German data rentention law
Sven Anderson
sven at anderson.de
Sun Oct 19 00:30:32 UTC 2008
Am 18.10.2008 um 22:13 schrieb Roger Dingledine:
> 2) Maybe, consider starting circuits unpredictably before we want to
> attach a stream to them (we already mostly do that, since we build
> circuits preemptively), and closing circuits unpredictably after we
> are
> done using them. The idea there is to make the TCP connection logs at
> ISPs not correlate with when a given Tor stream started or stopped.
> I say
> "maybe" because it's far from clear that all ISPs will be forced to
> log
> TCP connection start and stop timestamps.

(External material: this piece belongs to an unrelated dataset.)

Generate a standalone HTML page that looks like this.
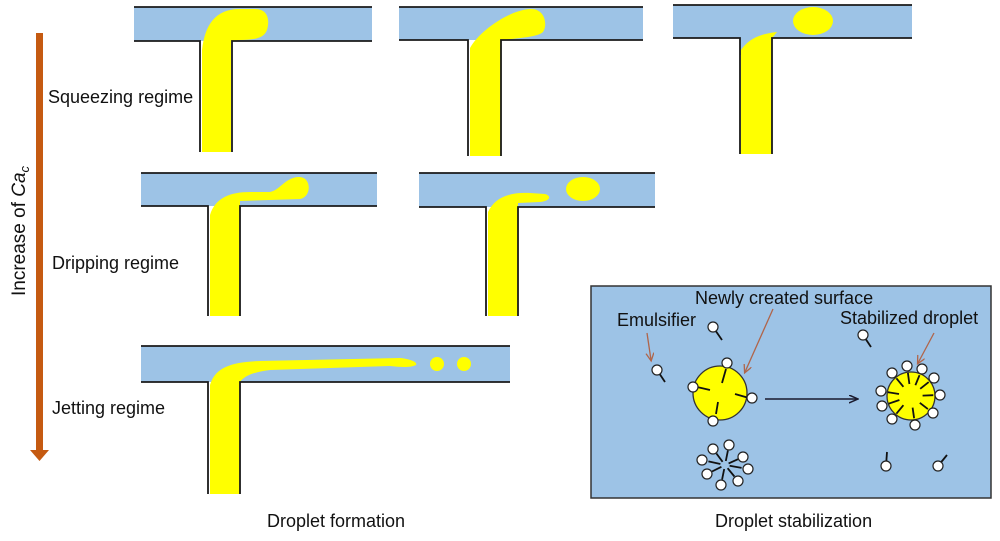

Wait, ISPs will _not_ log TCP connections (in general). Do you have
any reference for that assumption? All sources I know don't let any
doubt that ISPs will _only_ keep data, which they log anyways, that is
which IP has been assigned to which user at which time. And even this
information has to be deleted immediately after the internet
connection (access, not TCP!), if it is not necessary for billing
(flat rate contracts). This has been confirmed by German courts
already. And this is in clear contradiction to the new data retention
law. So it will be very interesting how this will continue, since it
is assumed by many, that the data retention law violates the German
constitution.
> point. According to our research if an attacker manages to get data
> from
> both sides, this appears sufficient for linking the user to the
> website.
According to Raccoons calculations some weeks ago this isn't so easy
as it seems. Did you do experiments in the real Tor network?